On 20 Feb 2010 at 19:16, Philip Pemberton wrote:
- No I/O buffering. Wiring a TTL or CMOS I/O
straight to a floppy
drive usually doesn't work very well. Moreso if your I/Os are 0V/3.3V
LVTTL or LVCMOS instead of 0V/5V TTL/CMOS. Voice of painful experience
here...
On the subject of OC buffering, please forgive a related question.
I'm sitting here looking at the specs for the Pertec tape interface,
which appears to call for a 38 ma OC output drive current. I assume
the original intended driver is a 7438.
That could well be right -- or is it? IIRC the normal termination for
Pertec interface lines was a 220R to +5V and a 330R to ground. Which
gives Thevenin equivalent of a 3V source with a 132R internal resistance.
So you need to sink about 22mA. That might be a little easier...
I'd like to use a denser package to keep the parts
count down.
Any particular reason why? I wouldn't have thpught it was much more work
to solder a pair of 14 pin DIPs (2 off '38) rather than a single 20 pin
device (I asusme that's the pacakge of the '760). If you don't need
gating in the final bufffers, can't you use the '06 or '07, which would
give you 6 signal drviers in a 14 pin package?
I've been looking at the 74F760 octal OC buffer,
which appers to have
the moxie to do the job, but is a relatively uncommon part.
Would it be possible to use a more common darlington instead, say, a
ULN2803? The thing that bothers me is the t(on) and t(off) timing,
quoted at a max of 1 usec. Is it really that slow?
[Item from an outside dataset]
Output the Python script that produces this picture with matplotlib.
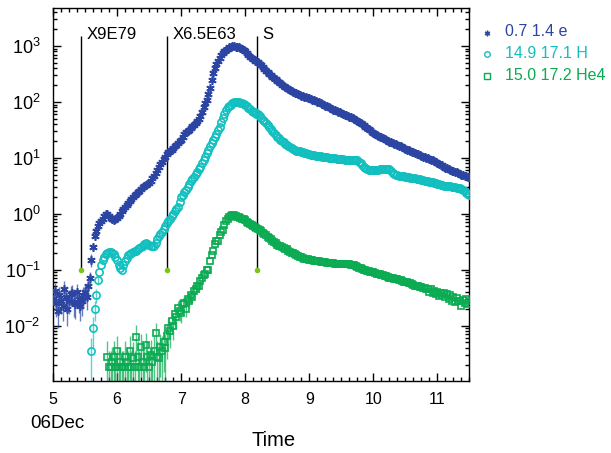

I could beleive it was. Darlingtons are slow, particularly at turning off
(I beleive it's having to dump the charge from the base of the second
transistor. There are various tricks to improve things, but they're only
applicable if (a) you can make a connection to that base and (b) you have
a -ve supply rail available (more -ve than the emitter of that second
transistor). The first certainly doesn't apply to the ULN2803.